In situ chemical transformation synthesis of Bi4Ti3O12/I-BiOCl 2D/2D heterojunction systems for water pollution treatment and hydrogen production

Enhancing visible light response and inhibiting the recombination of photogenerated charge carriers are vital for Bi4Ti3O12 nanosheets to achieve high activity in the fields of hydrogen generation and water pollutant treatment. Hence, in this work, Bi4Ti3O12/I-BiOCl 2D/2D heterojunction systems have been constructed successfully for the first time, via a modified in situ ion exchange approach at room temperature. The intimate 2D/2D interface can provide sufficient contact surfaces to enhance the charge transfer rate and the doping of I-ions can dramatically improve the visible light absorption of the composites, ensuring the quantity of photogenerated electron-hole pairs.
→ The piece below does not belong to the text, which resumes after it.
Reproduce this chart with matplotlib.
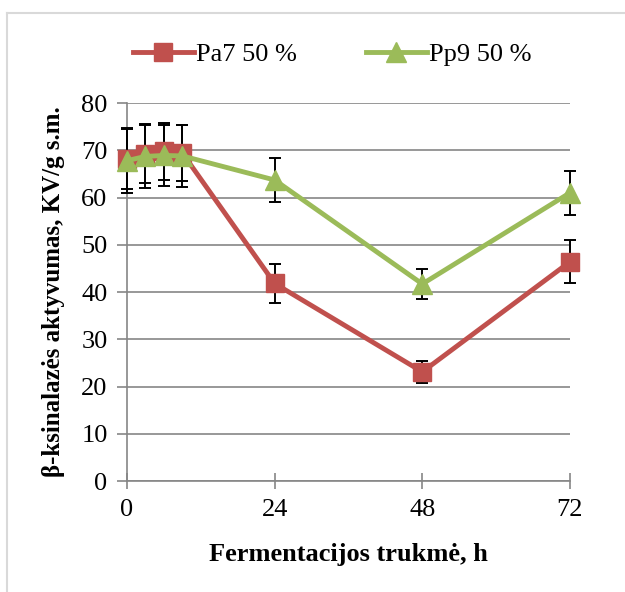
import numpy as np
import matplotlib.pyplot as plt
from matplotlib.lines import Line2D

plt.rcParams['font.family'] = ['Liberation Serif', 'DejaVu Serif']

# fermentacijos laikas, h
laikas = [0, 3, 6, 9, 24, 48, 72]

# Pa7 50 %
pa7 = [68.2, 69.3, 69.8, 69.4, 41.8, 23.1, 46.4]
pa7_err = [6.5, 6.3, 6.0, 6.0, 4.1, 2.4, 4.6]

# Pp9 50 %
pp9 = [67.8, 68.7, 68.9, 68.8, 63.7, 41.7, 61.0]
pp9_err = [6.8, 6.6, 6.5, 6.5, 4.7, 3.2, 4.6]

raudona = '#C0504D'
zalia = '#9BBB59'

fig = plt.figure(figsize=(6.25, 5.92), dpi=100)
ax = fig.add_axes([0.2032, 0.1875, 0.7088, 0.6385])

# rėmelio kraštai (viršus ir kairė)
x0, y0 = 6.5 / 625, 1 - 12.5 / 592
fig.lines.append(Line2D([x0, x0], [0, y0], transform=fig.transFigure,
                        color='#D9D9D9', linewidth=1.5))
fig.lines.append(Line2D([x0, 1], [y0, y0], transform=fig.transFigure,
                        color='#D9D9D9', linewidth=1.5))

# paklaidos
ax.errorbar(laikas, pa7, yerr=pa7_err, fmt='none', ecolor='black', elinewidth=1.4,
            capsize=4, capthick=1.4, zorder=3, clip_on=False)
ax.errorbar(laikas, pp9, yerr=pp9_err, fmt='none', ecolor='black', elinewidth=1.4,
            capsize=4, capthick=1.4, zorder=3, clip_on=False)

ax.plot(laikas, pa7, color=raudona, linewidth=3.5, marker='s', markersize=13,
        markerfacecolor=raudona, markeredgecolor=raudona, label='Pa7 50 %',
        zorder=4, clip_on=False)
ax.plot(laikas, pp9, color=zalia, linewidth=3.5, marker='^', markersize=14,
        markerfacecolor=zalia, markeredgecolor=zalia, label='Pp9 50 %',
        zorder=5, clip_on=False)

ax.set_xlim(0, 72)
ax.set_ylim(0, 80)
ax.set_xticks([0, 24, 48, 72])
ax.set_yticks(np.arange(0, 81, 10))
ax.yaxis.grid(True, color='#868686', linewidth=1.2)
ax.set_axisbelow(True)

for s in ['top', 'right']:
    ax.spines[s].set_visible(False)
for s in ['left', 'bottom']:
    ax.spines[s].set_color('#868686')
    ax.spines[s].set_linewidth(1.2)

ax.tick_params(axis='x', direction='inout', length=12, width=1.2, color='#868686',
               labelsize=19, pad=7)
ax.tick_params(axis='y', direction='out', length=7, width=1.2, color='#868686',
               labelsize=19, pad=7)

ax.set_xlabel('Fermentacijos trukmė, h', fontsize=19, fontweight='bold', labelpad=16)
ax.set_ylabel('β-ksinalazės aktyvumas, KV/g s.m.', fontsize=18, fontweight='bold',
              labelpad=12)

ax.legend(loc='lower left', bbox_to_anchor=(-0.01, 1.07), ncol=2, frameon=False,
          fontsize=19, handlelength=2.3, columnspacing=2.6, handletextpad=0.1,
          borderaxespad=0)

fig.savefig('out.png', dpi=100)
Moreover, the well-matched band structure can lead to the effective separation of photogenerated charges. Optical and electrochemical measurements are used to prove the above-mentioned points. Bi4Ti3O12/I-BiOCl exhibited highly enhanced visible-light catalytic activity towards hydrogen production and organic pollutant degradation, due to the reduced recombination rate of photogenerated carriers and the dramatically enhanced visible light absorption. The possible photocatalytic mechanism was proposed based on the results of active species trapping experiment and ESR analysis. This work may open up new prospects for constructing other 2D/2D bismuth-based semi-conductor photocatalysts with distinguished visible light response and efficient charge carrier separation rate.